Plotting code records
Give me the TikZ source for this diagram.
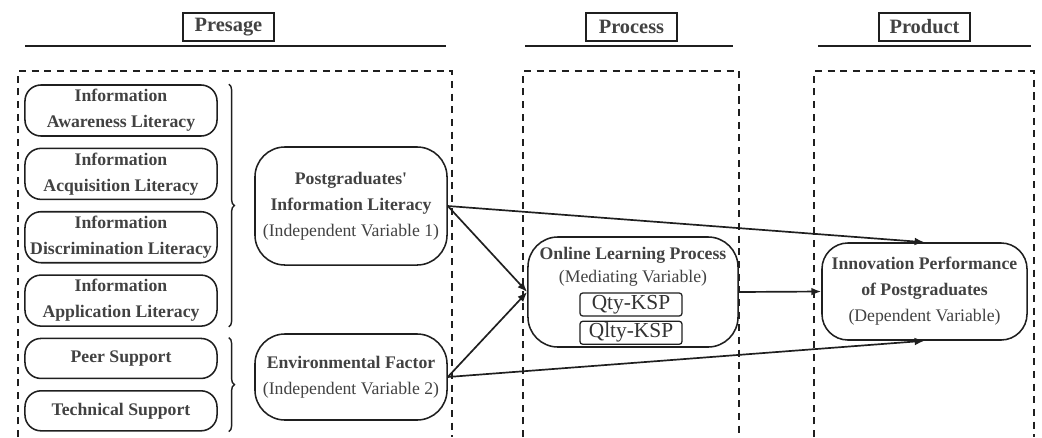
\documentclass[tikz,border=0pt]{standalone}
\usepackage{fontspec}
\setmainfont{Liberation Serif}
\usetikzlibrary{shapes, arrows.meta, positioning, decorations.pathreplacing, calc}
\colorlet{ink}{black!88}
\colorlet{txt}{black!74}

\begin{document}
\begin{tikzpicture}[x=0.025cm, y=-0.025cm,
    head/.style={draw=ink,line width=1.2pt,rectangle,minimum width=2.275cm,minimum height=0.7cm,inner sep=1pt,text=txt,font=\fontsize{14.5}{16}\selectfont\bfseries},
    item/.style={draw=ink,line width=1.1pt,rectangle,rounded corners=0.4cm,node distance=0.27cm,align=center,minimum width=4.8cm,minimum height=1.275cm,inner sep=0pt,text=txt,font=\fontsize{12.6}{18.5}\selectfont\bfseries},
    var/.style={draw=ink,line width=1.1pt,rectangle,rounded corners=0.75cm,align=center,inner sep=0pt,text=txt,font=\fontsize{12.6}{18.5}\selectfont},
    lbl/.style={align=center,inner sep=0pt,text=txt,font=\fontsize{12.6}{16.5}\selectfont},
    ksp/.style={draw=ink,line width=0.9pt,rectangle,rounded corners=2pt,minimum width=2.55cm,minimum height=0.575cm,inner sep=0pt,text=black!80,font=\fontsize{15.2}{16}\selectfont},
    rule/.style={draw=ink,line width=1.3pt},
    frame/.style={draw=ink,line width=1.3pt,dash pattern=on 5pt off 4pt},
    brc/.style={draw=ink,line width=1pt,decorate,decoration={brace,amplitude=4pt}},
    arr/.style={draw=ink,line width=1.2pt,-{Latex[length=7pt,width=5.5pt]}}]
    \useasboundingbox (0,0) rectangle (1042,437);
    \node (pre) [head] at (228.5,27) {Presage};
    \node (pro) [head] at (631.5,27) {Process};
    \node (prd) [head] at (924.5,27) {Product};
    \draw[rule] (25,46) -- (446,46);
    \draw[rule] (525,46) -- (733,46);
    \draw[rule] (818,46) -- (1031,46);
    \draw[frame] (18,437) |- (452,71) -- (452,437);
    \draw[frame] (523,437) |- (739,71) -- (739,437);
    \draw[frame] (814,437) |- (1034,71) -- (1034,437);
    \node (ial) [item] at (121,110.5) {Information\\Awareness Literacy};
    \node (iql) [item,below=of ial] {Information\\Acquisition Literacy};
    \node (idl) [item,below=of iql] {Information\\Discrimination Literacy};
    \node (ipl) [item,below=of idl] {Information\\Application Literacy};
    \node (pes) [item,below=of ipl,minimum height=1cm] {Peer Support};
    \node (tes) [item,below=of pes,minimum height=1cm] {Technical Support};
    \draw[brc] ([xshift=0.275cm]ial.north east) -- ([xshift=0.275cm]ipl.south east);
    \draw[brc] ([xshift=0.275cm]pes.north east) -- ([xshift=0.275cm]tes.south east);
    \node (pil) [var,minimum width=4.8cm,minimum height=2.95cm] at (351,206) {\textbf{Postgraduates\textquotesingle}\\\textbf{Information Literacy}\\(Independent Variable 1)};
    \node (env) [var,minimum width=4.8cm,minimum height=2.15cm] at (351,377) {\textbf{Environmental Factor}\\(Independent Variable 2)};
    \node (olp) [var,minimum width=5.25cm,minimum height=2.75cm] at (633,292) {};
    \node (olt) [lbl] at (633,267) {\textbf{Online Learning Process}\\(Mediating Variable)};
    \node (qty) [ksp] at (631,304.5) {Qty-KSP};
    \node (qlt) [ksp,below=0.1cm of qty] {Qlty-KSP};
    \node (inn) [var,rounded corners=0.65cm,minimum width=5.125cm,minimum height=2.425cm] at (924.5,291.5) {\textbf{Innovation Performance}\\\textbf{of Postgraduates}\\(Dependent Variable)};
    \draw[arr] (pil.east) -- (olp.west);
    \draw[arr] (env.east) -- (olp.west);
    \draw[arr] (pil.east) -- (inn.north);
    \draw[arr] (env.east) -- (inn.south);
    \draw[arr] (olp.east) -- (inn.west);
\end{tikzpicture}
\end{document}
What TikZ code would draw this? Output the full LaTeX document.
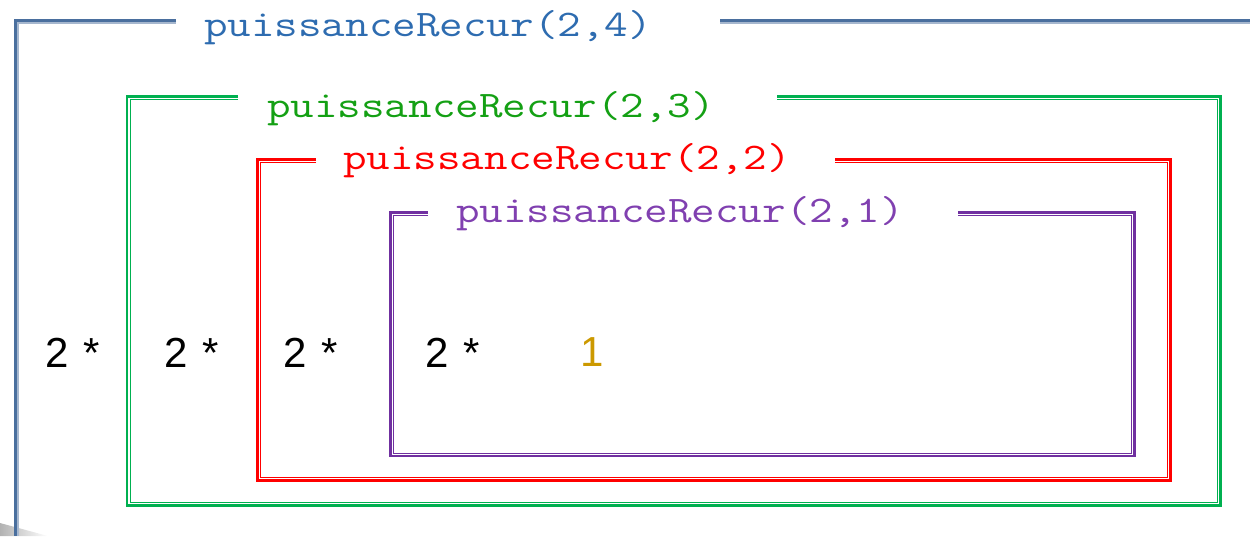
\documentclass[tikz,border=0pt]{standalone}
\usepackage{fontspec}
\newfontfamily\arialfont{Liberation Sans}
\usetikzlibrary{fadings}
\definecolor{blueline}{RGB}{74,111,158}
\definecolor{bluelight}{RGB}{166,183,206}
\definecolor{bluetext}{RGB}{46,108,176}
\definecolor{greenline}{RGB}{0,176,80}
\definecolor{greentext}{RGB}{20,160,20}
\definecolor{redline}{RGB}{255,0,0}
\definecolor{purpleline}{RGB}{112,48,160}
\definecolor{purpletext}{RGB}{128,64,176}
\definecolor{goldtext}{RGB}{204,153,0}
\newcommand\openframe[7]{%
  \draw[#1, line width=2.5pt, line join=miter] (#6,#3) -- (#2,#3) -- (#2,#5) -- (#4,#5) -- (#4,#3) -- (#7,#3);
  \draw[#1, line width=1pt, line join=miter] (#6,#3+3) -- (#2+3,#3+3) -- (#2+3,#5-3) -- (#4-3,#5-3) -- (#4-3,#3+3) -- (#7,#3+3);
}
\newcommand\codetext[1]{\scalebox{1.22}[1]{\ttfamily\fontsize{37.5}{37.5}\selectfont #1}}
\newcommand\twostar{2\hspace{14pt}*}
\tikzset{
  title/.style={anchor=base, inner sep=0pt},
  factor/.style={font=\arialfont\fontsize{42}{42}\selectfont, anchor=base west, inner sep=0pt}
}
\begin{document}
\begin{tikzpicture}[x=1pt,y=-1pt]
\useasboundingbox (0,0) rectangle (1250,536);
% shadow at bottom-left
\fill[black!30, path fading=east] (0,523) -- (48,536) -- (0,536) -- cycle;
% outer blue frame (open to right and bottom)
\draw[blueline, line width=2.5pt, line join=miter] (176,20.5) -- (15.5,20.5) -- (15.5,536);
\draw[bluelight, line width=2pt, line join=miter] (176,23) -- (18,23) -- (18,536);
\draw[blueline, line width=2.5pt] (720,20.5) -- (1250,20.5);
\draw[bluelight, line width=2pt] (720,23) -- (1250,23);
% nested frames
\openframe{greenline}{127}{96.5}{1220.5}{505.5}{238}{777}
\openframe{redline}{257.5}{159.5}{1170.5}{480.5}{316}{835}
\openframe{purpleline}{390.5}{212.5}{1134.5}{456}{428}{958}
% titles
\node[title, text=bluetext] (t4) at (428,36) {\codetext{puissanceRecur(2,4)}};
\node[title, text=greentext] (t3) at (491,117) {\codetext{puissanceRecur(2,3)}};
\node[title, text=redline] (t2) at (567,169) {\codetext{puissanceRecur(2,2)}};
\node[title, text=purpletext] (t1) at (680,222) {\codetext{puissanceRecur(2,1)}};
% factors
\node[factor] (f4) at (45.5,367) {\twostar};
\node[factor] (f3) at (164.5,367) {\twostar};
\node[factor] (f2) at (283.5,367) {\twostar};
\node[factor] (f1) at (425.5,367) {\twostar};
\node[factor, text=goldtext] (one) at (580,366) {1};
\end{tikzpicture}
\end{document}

What is required ▸ Each line in the records above should be reproduced exactly; images are not copied.

The solution ▸
Give me the TikZ source for this diagram.
\documentclass[tikz,border=0pt]{standalone}
\usepackage{fontspec}
\setmainfont{Liberation Serif}
\usetikzlibrary{shapes, arrows.meta, positioning, decorations.pathreplacing, calc}
\colorlet{ink}{black!88}
\colorlet{txt}{black!74}

\begin{document}
\begin{tikzpicture}[x=0.025cm, y=-0.025cm,
    head/.style={draw=ink,line width=1.2pt,rectangle,minimum width=2.275cm,minimum height=0.7cm,inner sep=1pt,text=txt,font=\fontsize{14.5}{16}\selectfont\bfseries},
    item/.style={draw=ink,line width=1.1pt,rectangle,rounded corners=0.4cm,node distance=0.27cm,align=center,minimum width=4.8cm,minimum height=1.275cm,inner sep=0pt,text=txt,font=\fontsize{12.6}{18.5}\selectfont\bfseries},
    var/.style={draw=ink,line width=1.1pt,rectangle,rounded corners=0.75cm,align=center,inner sep=0pt,text=txt,font=\fontsize{12.6}{18.5}\selectfont},
    lbl/.style={align=center,inner sep=0pt,text=txt,font=\fontsize{12.6}{16.5}\selectfont},
    ksp/.style={draw=ink,line width=0.9pt,rectangle,rounded corners=2pt,minimum width=2.55cm,minimum height=0.575cm,inner sep=0pt,text=black!80,font=\fontsize{15.2}{16}\selectfont},
    rule/.style={draw=ink,line width=1.3pt},
    frame/.style={draw=ink,line width=1.3pt,dash pattern=on 5pt off 4pt},
    brc/.style={draw=ink,line width=1pt,decorate,decoration={brace,amplitude=4pt}},
    arr/.style={draw=ink,line width=1.2pt,-{Latex[length=7pt,width=5.5pt]}}]
    \useasboundingbox (0,0) rectangle (1042,437);
    \node (pre) [head] at (228.5,27) {Presage};
    \node (pro) [head] at (631.5,27) {Process};
    \node (prd) [head] at (924.5,27) {Product};
    \draw[rule] (25,46) -- (446,46);
    \draw[rule] (525,46) -- (733,46);
    \draw[rule] (818,46) -- (1031,46);
    \draw[frame] (18,437) |- (452,71) -- (452,437);
    \draw[frame] (523,437) |- (739,71) -- (739,437);
    \draw[frame] (814,437) |- (1034,71) -- (1034,437);
    \node (ial) [item] at (121,110.5) {Information\\Awareness Literacy};
    \node (iql) [item,below=of ial] {Information\\Acquisition Literacy};
    \node (idl) [item,below=of iql] {Information\\Discrimination Literacy};
    \node (ipl) [item,below=of idl] {Information\\Application Literacy};
    \node (pes) [item,below=of ipl,minimum height=1cm] {Peer Support};
    \node (tes) [item,below=of pes,minimum height=1cm] {Technical Support};
    \draw[brc] ([xshift=0.275cm]ial.north east) -- ([xshift=0.275cm]ipl.south east);
    \draw[brc] ([xshift=0.275cm]pes.north east) -- ([xshift=0.275cm]tes.south east);
    \node (pil) [var,minimum width=4.8cm,minimum height=2.95cm] at (351,206) {\textbf{Postgraduates\textquotesingle}\\\textbf{Information Literacy}\\(Independent Variable 1)};
    \node (env) [var,minimum width=4.8cm,minimum height=2.15cm] at (351,377) {\textbf{Environmental Factor}\\(Independent Variable 2)};
    \node (olp) [var,minimum width=5.25cm,minimum height=2.75cm] at (633,292) {};
    \node (olt) [lbl] at (633,267) {\textbf{Online Learning Process}\\(Mediating Variable)};
    \node (qty) [ksp] at (631,304.5) {Qty-KSP};
    \node (qlt) [ksp,below=0.1cm of qty] {Qlty-KSP};
    \node (inn) [var,rounded corners=0.65cm,minimum width=5.125cm,minimum height=2.425cm] at (924.5,291.5) {\textbf{Innovation Performance}\\\textbf{of Postgraduates}\\(Dependent Variable)};
    \draw[arr] (pil.east) -- (olp.west);
    \draw[arr] (env.east) -- (olp.west);
    \draw[arr] (pil.east) -- (inn.north);
    \draw[arr] (env.east) -- (inn.south);
    \draw[arr] (olp.east) -- (inn.west);
\end{tikzpicture}
\end{document}
What TikZ code would draw this? Output the full LaTeX document.
\documentclass[tikz,border=0pt]{standalone}
\usepackage{fontspec}
\newfontfamily\arialfont{Liberation Sans}
\usetikzlibrary{fadings}
\definecolor{blueline}{RGB}{74,111,158}
\definecolor{bluelight}{RGB}{166,183,206}
\definecolor{bluetext}{RGB}{46,108,176}
\definecolor{greenline}{RGB}{0,176,80}
\definecolor{greentext}{RGB}{20,160,20}
\definecolor{redline}{RGB}{255,0,0}
\definecolor{purpleline}{RGB}{112,48,160}
\definecolor{purpletext}{RGB}{128,64,176}
\definecolor{goldtext}{RGB}{204,153,0}
\newcommand\openframe[7]{%
  \draw[#1, line width=2.5pt, line join=miter] (#6,#3) -- (#2,#3) -- (#2,#5) -- (#4,#5) -- (#4,#3) -- (#7,#3);
  \draw[#1, line width=1pt, line join=miter] (#6,#3+3) -- (#2+3,#3+3) -- (#2+3,#5-3) -- (#4-3,#5-3) -- (#4-3,#3+3) -- (#7,#3+3);
}
\newcommand\codetext[1]{\scalebox{1.22}[1]{\ttfamily\fontsize{37.5}{37.5}\selectfont #1}}
\newcommand\twostar{2\hspace{14pt}*}
\tikzset{
  title/.style={anchor=base, inner sep=0pt},
  factor/.style={font=\arialfont\fontsize{42}{42}\selectfont, anchor=base west, inner sep=0pt}
}
\begin{document}
\begin{tikzpicture}[x=1pt,y=-1pt]
\useasboundingbox (0,0) rectangle (1250,536);
% shadow at bottom-left
\fill[black!30, path fading=east] (0,523) -- (48,536) -- (0,536) -- cycle;
% outer blue frame (open to right and bottom)
\draw[blueline, line width=2.5pt, line join=miter] (176,20.5) -- (15.5,20.5) -- (15.5,536);
\draw[bluelight, line width=2pt, line join=miter] (176,23) -- (18,23) -- (18,536);
\draw[blueline, line width=2.5pt] (720,20.5) -- (1250,20.5);
\draw[bluelight, line width=2pt] (720,23) -- (1250,23);
% nested frames
\openframe{greenline}{127}{96.5}{1220.5}{505.5}{238}{777}
\openframe{redline}{257.5}{159.5}{1170.5}{480.5}{316}{835}
\openframe{purpleline}{390.5}{212.5}{1134.5}{456}{428}{958}
% titles
\node[title, text=bluetext] (t4) at (428,36) {\codetext{puissanceRecur(2,4)}};
\node[title, text=greentext] (t3) at (491,117) {\codetext{puissanceRecur(2,3)}};
\node[title, text=redline] (t2) at (567,169) {\codetext{puissanceRecur(2,2)}};
\node[title, text=purpletext] (t1) at (680,222) {\codetext{puissanceRecur(2,1)}};
% factors
\node[factor] (f4) at (45.5,367) {\twostar};
\node[factor] (f3) at (164.5,367) {\twostar};
\node[factor] (f2) at (283.5,367) {\twostar};
\node[factor] (f1) at (425.5,367) {\twostar};
\node[factor, text=goldtext] (one) at (580,366) {1};
\end{tikzpicture}
\end{document}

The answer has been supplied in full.